Write $a_n=\underbrace{2^{2^{...^2}}}_{n \text{ times}}$, then $a_{n+1}=2^{a_n}$. Induction on $n$ (one could also use some straightforward way, but I think this way's nicer, and it kills topic 139, too): We show that it is constant beginning from the $n-1$-th term (or earlier): $n=1$ is clear. For any $n>1$, we write $n=2^m n^\prime$ with $n^\prime$ odd. The sequence $a_k$ clearly gets constantly $0 \mod 2^m$ for all $k \geq m \leq n-1$. So we are left to prove the same $\mod n^\prime$. By induction, the sequence gets constant $\mod \tilde n := \varphi(n^\prime) < n^\prime \leq n$. Thus there is $c$ such that for all $k \geq \tilde n-1$ we have $a_k \equiv c \mod \varphi(n^\prime)$. This gives $a_{k+1} = 2^{a_k} \equiv 2^c \mod n^\prime$ by the theorem of Euler-Fermat, meaning nothing else than constantness of the sequence for all $k>\bar n \leq n-1$, our result.

There is a relatively recent post, showing this is true for any positive integer $a$ instead of $2$. A search did identify it as http://www.artofproblemsolving.com/Forum/viewtopic.php?f=57&t=379220&hilit=constant.

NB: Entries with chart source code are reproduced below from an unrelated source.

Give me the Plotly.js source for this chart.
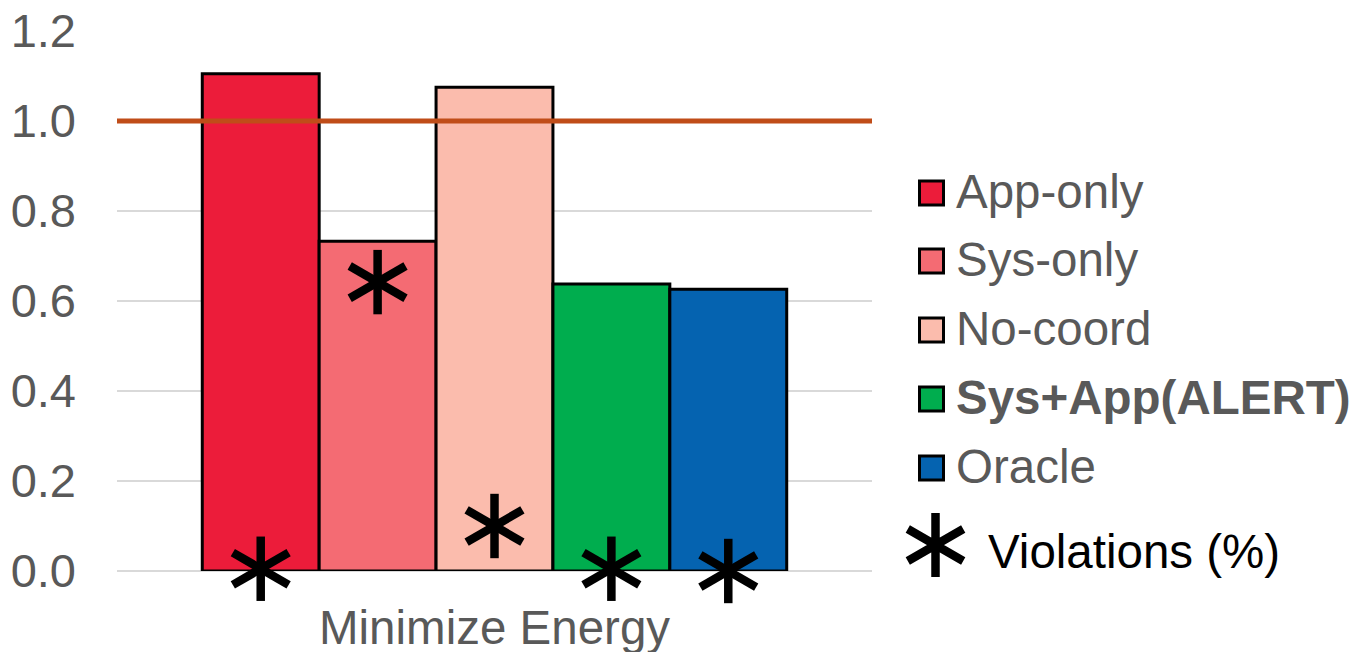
<!DOCTYPE html>
<html>
<head>
<meta charset="utf-8">
<script src="https://cdn.plot.ly/plotly-3.0.1.min.js"></script>
<style>
  html, body { margin: 0; padding: 0; background: #ffffff; }
  #chart { width: 1358px; height: 652px; }
</style>
</head>
<body>
<div id="chart"></div>
<script>
// Normalized energy for the "Minimize Energy" goal, one bar per scheme
const category = 'Minimize Energy';
const methods = ['App-only', 'Sys-only', 'No-coord', 'Sys+App(ALERT)', 'Oracle'];
const energy = [1.105, 0.733, 1.075, 0.638, 0.626];
const violations = [0.005, 0.642, 0.10, 0.005, 0.0];
const colors = ['#EC1C3A', '#F46B73', '#FBBCAD', '#00AD4E', '#0563B0'];
const baseline = 1.0;
const violationLabel = 'Violations (%)';

const W = 1358, H = 652;
const M = { l: 117, r: 486, t: 31, b: 81 };
const plotW = W - M.l - M.r, plotH = H - M.t - M.b;
const px = x => (x - M.l) / plotW;
const py = y => 1 - (y - M.t) / plotH;

const FONT = 'Liberation Sans, Arial, sans-serif';
const GREY = '#595959';

const idx = methods.map((_, i) => i);

const bars = {
  type: 'bar',
  x: idx,
  y: energy,
  width: 1,
  marker: { color: colors, line: { color: '#000000', width: 3 } },
  hoverinfo: 'skip',
  showlegend: false
};

// six-armed asterisk: one stroke, rotated three ways
const asteriskTraces = [0, 60, 120].map(a => ({
  type: 'scatter',
  mode: 'markers',
  x: idx,
  y: violations,
  cliponaxis: false,
  marker: {
    symbol: 'line-ns-open',
    size: 46,
    angle: a,
    color: '#000000',
    line: { color: '#000000', width: 8.5 }
  },
  hoverinfo: 'skip',
  showlegend: false
}));

const shapes = [{
  type: 'line', xref: 'paper', yref: 'y',
  x0: 0, x1: 1, y0: baseline, y1: baseline,
  line: { color: '#C04D19', width: 5 },
  layer: 'above'
}];
const annotations = [];

// legend block on the right
const legendX = 931.5, legendTextX = 954;
const legendY = [193, 261, 330, 399, 468];
methods.forEach((m, i) => {
  shapes.push({
    type: 'rect', xref: 'paper', yref: 'paper',
    xsizemode: 'pixel', ysizemode: 'pixel',
    xanchor: px(legendX), yanchor: py(legendY[i]),
    x0: -12, x1: 12, y0: -12, y1: 12,
    fillcolor: colors[i],
    line: { color: '#000000', width: 3 }
  });
  annotations.push({
    xref: 'paper', yref: 'paper',
    x: px(legendTextX), y: py(legendY[i] - 2),
    xanchor: 'left', yanchor: 'middle',
    showarrow: false,
    text: i === 3 ? '<b>' + m + '</b>' : m,
    font: { family: FONT, size: 47.5, color: GREY }
  });
});

// legend asterisk drawn as a pixel path
const ax = 935.5, ay = 545, R = 32;
const dx = (R * Math.cos(Math.PI / 6)).toFixed(2), dy = (R * Math.sin(Math.PI / 6)).toFixed(2);
shapes.push({
  type: 'path', xref: 'paper', yref: 'paper',
  xsizemode: 'pixel', ysizemode: 'pixel',
  xanchor: px(ax), yanchor: py(ay),
  path: `M0,${-R} L0,${R} M${-dx},${-dy} L${dx},${dy} M${-dx},${dy} L${dx},${-dy}`,
  line: { color: '#000000', width: 8.5 }
});
annotations.push({
  xref: 'paper', yref: 'paper',
  x: px(986), y: py(551),
  xanchor: 'left', yanchor: 'middle',
  showarrow: false,
  text: violationLabel,
  font: { family: FONT, size: 47.5, color: '#000000' }
});

const layout = {
  width: W, height: H,
  margin: M,
  paper_bgcolor: '#ffffff',
  plot_bgcolor: '#ffffff',
  showlegend: false,
  font: { family: FONT, color: GREY },
  xaxis: {
    range: [-1.2296, 5.2296],
    tickmode: 'array',
    tickvals: [(methods.length - 1) / 2],
    ticktext: [category],
    tickfont: { family: FONT, size: 47.5, color: GREY },
    showgrid: false, zeroline: false, showline: false,
    ticks: '', ticklabelstandoff: 24,
    fixedrange: true
  },
  yaxis: {
    range: [0, 1.2],
    dtick: 0.2,
    tickformat: '.1f',
    tickfont: { family: FONT, size: 47, color: GREY },
    showgrid: true, gridcolor: '#D9D9D9', gridwidth: 2,
    zeroline: true, zerolinecolor: '#D9D9D9', zerolinewidth: 2,
    showline: false, ticks: '', ticklabelstandoff: 40,
    fixedrange: true
  },
  shapes: shapes,
  annotations: annotations
};

Plotly.newPlot('chart', [bars, ...asteriskTraces], layout, { staticPlot: true, displayModeBar: false });
</script>
</body>
</html>
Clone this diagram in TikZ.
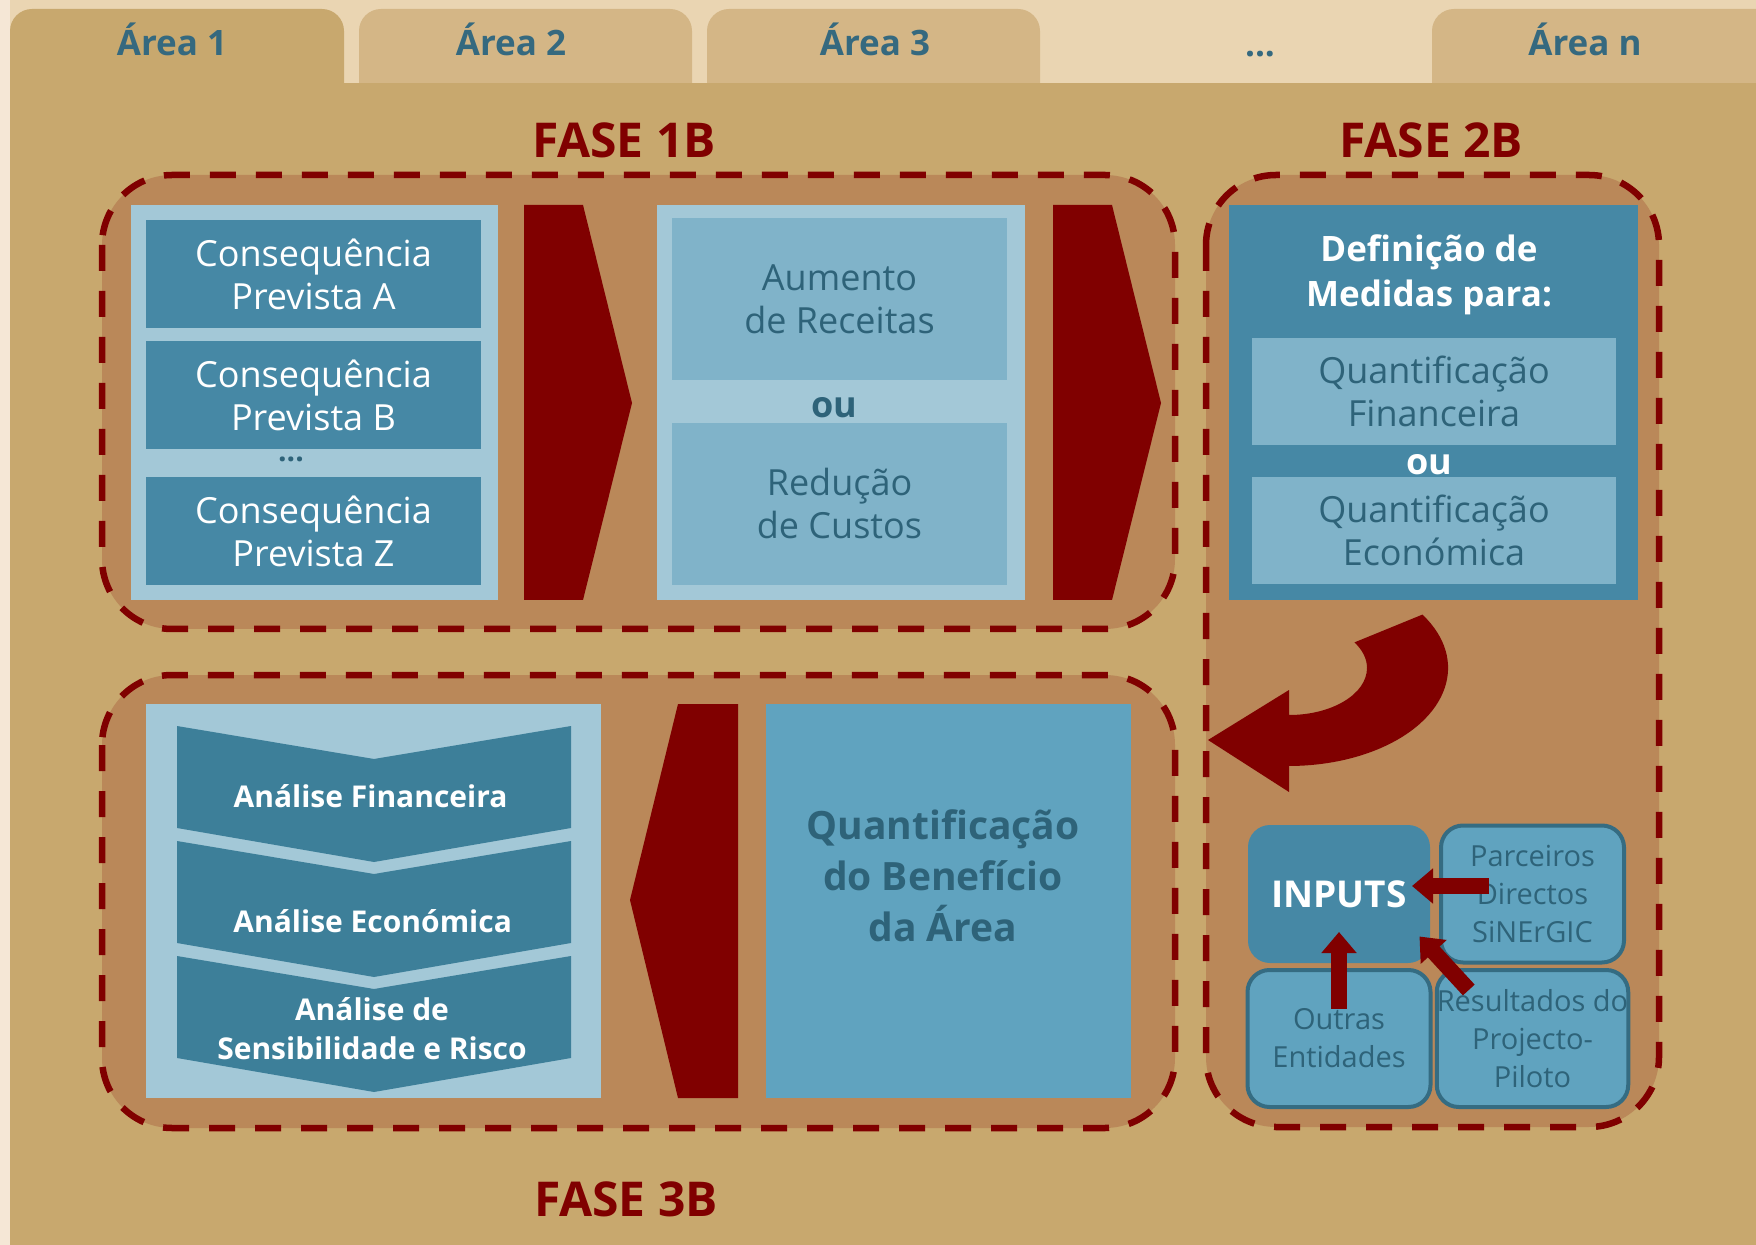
\documentclass[tikz,border=0pt]{standalone}
\usepackage{fontspec}
\setmainfont{Open Sans}
\usetikzlibrary{arrows.meta,calc}
\definecolor{bgcream}{HTML}{EAD5B2}
\definecolor{bgstrip}{HTML}{F5E7D6}
\definecolor{paneltan}{HTML}{C8A86E}
\definecolor{tabtan}{HTML}{D4B686}
\definecolor{phasefill}{HTML}{BA8859}
\definecolor{dred}{HTML}{800000}
\definecolor{ltblue}{HTML}{A3C8D7}
\definecolor{mdblue}{HTML}{80B3C9}
\definecolor{dkblue}{HTML}{4688A5}
\definecolor{chevteal}{HTML}{3D7F99}
\definecolor{qblue}{HTML}{60A3BF}
\definecolor{bordblue}{HTML}{356C82}
\definecolor{tealtxt}{HTML}{2E6379}
\definecolor{tabtxt}{HTML}{35697F}
\newcommand\ftab{\fontsize{17.5}{20}\selectfont\bfseries}
\newcommand\ffase{\fontsize{24}{28}\selectfont\bfseries}
\newcommand\fbody{\fontsize{18}{21.5}\selectfont}
\newcommand\fbold{\fontsize{18}{21.5}\selectfont\bfseries}
\newcommand\fdef{\fontsize{17.5}{22.5}\selectfont\bfseries}
\newcommand\fsmall{\fontsize{14.5}{19}\selectfont}
\newcommand\finp{\fontsize{18.5}{21}\selectfont\bfseries}
\newcommand\fana{\fontsize{15}{19.5}\selectfont\bfseries}
\newcommand\fquant{\fontsize{19.5}{25.5}\selectfont\bfseries}
\newcommand\fdots{\fontsize{15}{18}\selectfont\bfseries}
\begin{document}
\begin{tikzpicture}[x=0.5pt,y=-0.5pt,
  every node/.style={inner sep=0pt,outer sep=0pt},
  tabshape/.style={rounded corners=11pt},
  phase/.style={fill=phasefill,draw=dred,line width=3.25pt,dash pattern=on 13pt off 10pt,rounded corners=35pt},
  ltcol/.style={fill=ltblue},
  dkrect/.style={fill=dkblue,text=white,font=\fbody,align=center,minimum width=167.5pt,minimum height=54pt},
  mdrect/.style={fill=mdblue,text=tealtxt,font=\fbody,align=center},
  chev/.style={fill=dred},
  anachev/.style={fill=chevteal},
  anatxt/.style={text=white,font=\fana,align=center},
  smallbox/.style={fill=qblue,draw=bordblue,line width=2pt,rounded corners=11pt,text=tealtxt,font=\fsmall,align=center,minimum width=91.5pt,minimum height=68.5pt},
  redarrow/.style={draw=dred,line width=8pt,-{Triangle[length=10.5pt,width=17pt]}},
  tabtext/.style={font=\ftab,text=tabtxt,anchor=base},
  fasetext/.style={font=\ffase,text=dred,anchor=base}
]
\useasboundingbox (0,0) rectangle (1756,1245);
\begin{scope}
\clip (0,0) rectangle (1756,1245);
\fill[bgcream] (0,0) rectangle (1756,1245);
\fill[bgstrip] (0,0) rectangle (10,1245);
% tabs
\fill[paneltan,tabshape] (10,9) rectangle (344,130);
\fill[tabtan,tabshape] (359,9) rectangle (692,130);
\fill[tabtan,tabshape] (707,9) rectangle (1040,130);
\fill[tabtan,tabshape] (1432,9) rectangle (1800,130);
% main panel
\fill[paneltan] (10,83) rectangle (1756,1245);
\end{scope}

\node[tabtext] (t1) at (172,56) {Área 1};
\node[tabtext] (t2) at (511,56) {Área 2};
\node[tabtext] (t3) at (875,56) {Área 3};
\node[tabtext] (tdots) at (1260,57) {...};
\node[tabtext] (tn) at (1585,56) {Área n};

\node[fasetext] (f1) at (624,158) {FASE 1B};
\node[fasetext] (f2) at (1431,158) {FASE 2B};
\node[fasetext] (f3) at (626,1216) {FASE 3B};

% phase panels
\path[phase] (102,175) rectangle (1175,629);
\path[phase] (1206,175) rectangle (1659,1127);
\path[phase] (102,675) rectangle (1175,1128);

% ---- FASE 1B ----
\node[ltcol,minimum width=183.5pt,minimum height=197.5pt] (col1) at (314.5,402.5) {};
\node[dkrect] (cA) at (313.5,274) {Consequência\\Prevista A};
\node[dkrect] (cB) at (313.5,395) {Consequência\\Prevista B};
\node[font=\fdots,text=tealtxt] (cdots) at (291,459) {...};
\node[dkrect] (cZ) at (313.5,531) {Consequência\\Prevista Z};

\fill[chev] (524,205) -- (583,205) -- (632,403) -- (583,600) -- (524,600) -- cycle;

\node[ltcol,minimum width=184pt,minimum height=197.5pt] (col2) at (841,402.5) {};
\node[mdrect,minimum width=167.5pt,minimum height=81pt] (aum) at (839.5,299) {Aumento\\de Receitas};
\node[font=\fbold,text=tealtxt] (ou1) at (834,408) {ou};
\node[mdrect,minimum width=167.5pt,minimum height=81pt] (red) at (839.5,504) {Redução\\de Custos};

\fill[chev] (1053,205) -- (1112,205) -- (1161,403) -- (1112,600) -- (1053,600) -- cycle;

% ---- FASE 2B ----
\node[fill=dkblue,minimum width=204.5pt,minimum height=197.5pt] (defbox) at (1433.5,402.5) {};
\node[font=\fdef,text=white,align=center] (deft) at (1429,275) {Definição de\\Medidas para:};
\node[mdrect,minimum width=182pt,minimum height=53.5pt] (qf) at (1434,391.5) {Quantificação\\Financeira};
\node[font=\fbold,text=white] (ou2) at (1429,465) {ou};
\node[mdrect,minimum width=182pt,minimum height=53.5pt] (qe) at (1434,530.5) {Quantificação\\Económica};

% curved block arrow
\fill[dred] (1208,740) -- (1289,690) -- (1289,715)
  arc[start angle=90,end angle=-33,x radius=78,y radius=47]
  -- (1422.4,614.6)
  arc[start angle=-33,end angle=90,x radius=159,y radius=98]
  -- (1289,792) -- cycle;

% inputs grid
\node[fill=dkblue,rounded corners=11pt,minimum width=91pt,minimum height=69pt,text=white,font=\finp] (inp) at (1339,894) {INPUTS};
\node[smallbox] (parc) at (1532.5,894) {Parceiros\\Directos\\SiNErGIC};
\node[smallbox] (outr) at (1339,1038.5) {Outras\\Entidades};
\node[smallbox] (res) at (1532.5,1038.5) {Resultados do\\Projecto-\\Piloto};

\draw[redarrow] ($(parc.west)+(48,-8)$) -- ($(inp.east)+(-18,-8)$);
\draw[redarrow] ($(outr.center)+(0,-29.5)$) -- ($(inp.center)+(0,38)$);
\draw[redarrow] ($(res.north west)+(32,20)$) -- ($(inp.south east)+(-10.5,-26.5)$);

% ---- FASE 3B ----
\node[ltcol,minimum width=227.5pt,minimum height=197pt] (anabox) at (373.5,901) {};
\foreach \yt in {726,841,956}{
  \fill[anachev] (177,\yt) -- (374,\yt+33) -- (571,\yt) -- (571,\yt+102) -- (374,\yt+136) -- (177,\yt+102) -- cycle;
}
\node[anatxt,anchor=base] (a1) at (370.6,807) {Análise Financeira};
\node[anatxt,anchor=base] (a2) at (372.7,932) {Análise Económica};
\node[anatxt] (a3) at (372,1028.5) {Análise de\\Sensibilidade e Risco};

\fill[chev] (738,704) -- (678,704) -- (630,900) -- (678,1098) -- (738,1098) -- cycle;

\node[fill=qblue,minimum width=182.5pt,minimum height=197pt] (qbox) at (948.5,901) {};
\node[font=\fquant,text=tealtxt,align=center] (qtxt) at (943,876) {Quantificação\\do Benefício\\da Área};
\end{tikzpicture}
\end{document}
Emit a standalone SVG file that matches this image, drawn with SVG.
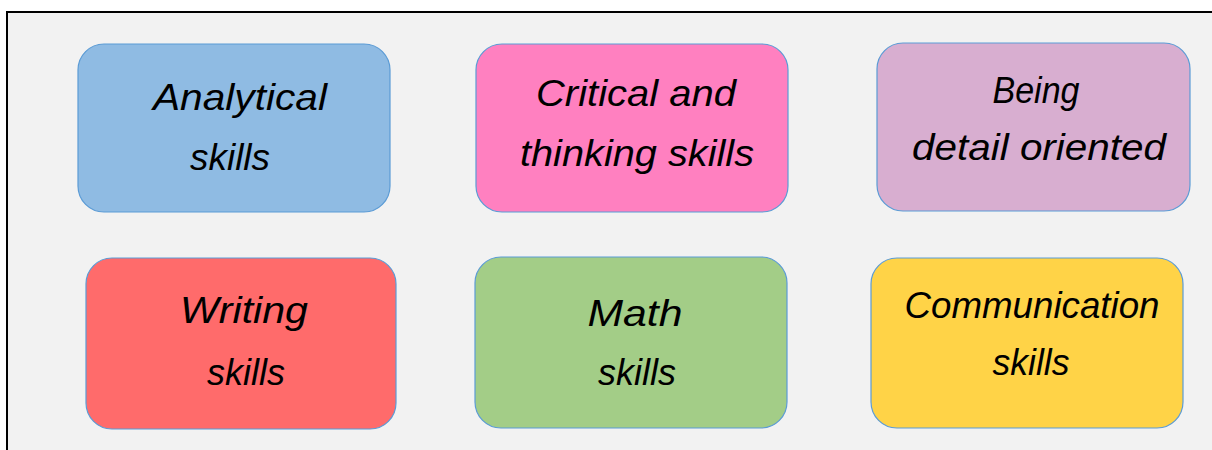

Yeah ; as mapronevma said ; there exists a stronger version of this porblem Here is it's solution ; with very clear writing

Attachments:
event_const.pdf (56kb)

Induction

We will show the stronger bound that with $a_1 = 2, a_2 = 2^2, a_3 = 2^{2^{2}}, \ldots$, we already have that $a_i \equiv a_j \pmod{n}$ for all $i,j > \log_2(n)$. First note that if $a_k$ is congruent to $a_{k+1} = 2^{a_k}$ modulo $n$ for some $k$, then $a_k \equiv {a_j} \pmod{n}$, for all $j > k$ by induction. This means that we are done as soon as we can find two consecutive terms which are congruent modulo $n$. Now assume by induction that $a_k \equiv a_{k+1} \pmod{n}$ for all $n < 2^k$, which is trivially true for $k = 1$. We will prove that $a_{k+1} \equiv a_{k+2} \pmod{n}$ holds for all $n < 2^{k+1}$. So assume $2^k \le n < 2^{k+1}$ and write $n = l2^m$ with $l$ odd. First we will deal with the even case; assume that $m \ge 1$. We actually intend to show that already $a_k \equiv a_{k+1} \pmod{n}$ in this case. First it is clear that $a_i \equiv a_j \equiv 0 \pmod{2^m}$ for all $i,j \ge k \ge m$, so it is sufficient to show $a_k \equiv a_{k+1} \pmod{l}$. But since $l < 2^k$, this already follows from the induction hypothesis. So now let's move on to the odd case and assume $m = 0$. Since $\varphi(n)$ is even, we obtain (either by what we just proved or the induction hypothesis) that $a_{k+1} \equiv a_k \pmod{\varphi(n)}$. But by Euler's Theorem this implies $a_{k+1} = 2^{a_{k}} \equiv 2^{a_{k+1}} = a_{k+2} \pmod{n}$.